President Donald Trump’s persistent criticism of the Fed board and Chair Jerome Powell for not lowering interest rates, and his attempts to change the voting board’s composition are chipping away at investor confidence in the institution’s authority.
Yield curves steepen when long-term rates rise faster than short-term, reflecting concerns about a resurgence in inflation and bigger U.S. deficits. A popular trade this year, especially in the 5-year/30-year yield curve, has been for investors to buy the shorter end and sell the 30-year bond.

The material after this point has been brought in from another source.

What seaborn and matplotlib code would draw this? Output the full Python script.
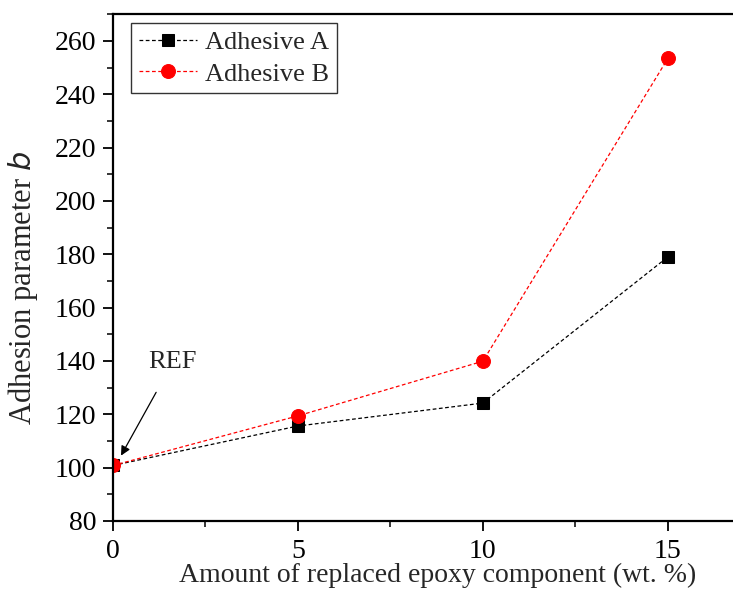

“If politics bends policy, I’d fade rallies in the dollar and stay nimble on duration,” Gareth Nicholson, chief investment officer at Nomura International Wealth Management, told the Reuters Global Markets Forum. “Treat dollar and long bonds as the first shock absorbers.”
Skepticism over the Fed’s independence is beginning to weigh on long-end yields, even as markets continue to conditionally trust the central bank, he said.
Persistent U.S. deficits and heavy bond issuance have kept long-term Treasuries pressured even as short-end yields price in more aggressive Fed rate cuts.
The two-year yield, which typically moves in step with Fed rate expectations, fell to 3.51% on Tuesday after climbing to 3.578%, while the 10-year was at 4.03%, down in recent weeks as softer labor data spurred bets on policy easing.
Nicholson expects front-end yields to fall toward the high-2% range if labor market softness persists, with the long-end staying broadly anchored in the 3%-4% band. He sees a modest curve-steepening in early-2026 as monetary easing is weighed against supply dynamics.
Stephen Parker, co-head of global investment strategy at J.P. Morgan Private Bank, said investors were not being adequately compensated for inflation and fiscal worries, with “the long end of the Treasury curve (being) most sensitive to those risks.”
Mike Wilson, Morgan Stanley’s chief investment officer, said policymakers will likely seek to repress yields even at the risk of reigniting inflation.
“That is why people are abandoning sovereign debt and choosing to buy stocks and other assets,” Wilson said, adding, however, that he expects back-end yields to decline in the near-term as bill issuance, Treasury buybacks and Fed rhetoric pressure rates lower.
As Treasuries lose some appeal, bond fund managers expect private credit will increasingly fill the yield and diversification gap.
“Private credit still pays for patience,” Nomura’s Nicholson said, highlighting opportunities in secondaries, infrastructure, renewables, and logistics-focused real estate.
J.P. Morgan’s Parker noted corporate sector fundamentals remain strong, with spreads only appearing tight due to distorted Treasury market dynamics. “Our preference is to focus on carry over long duration,” he said.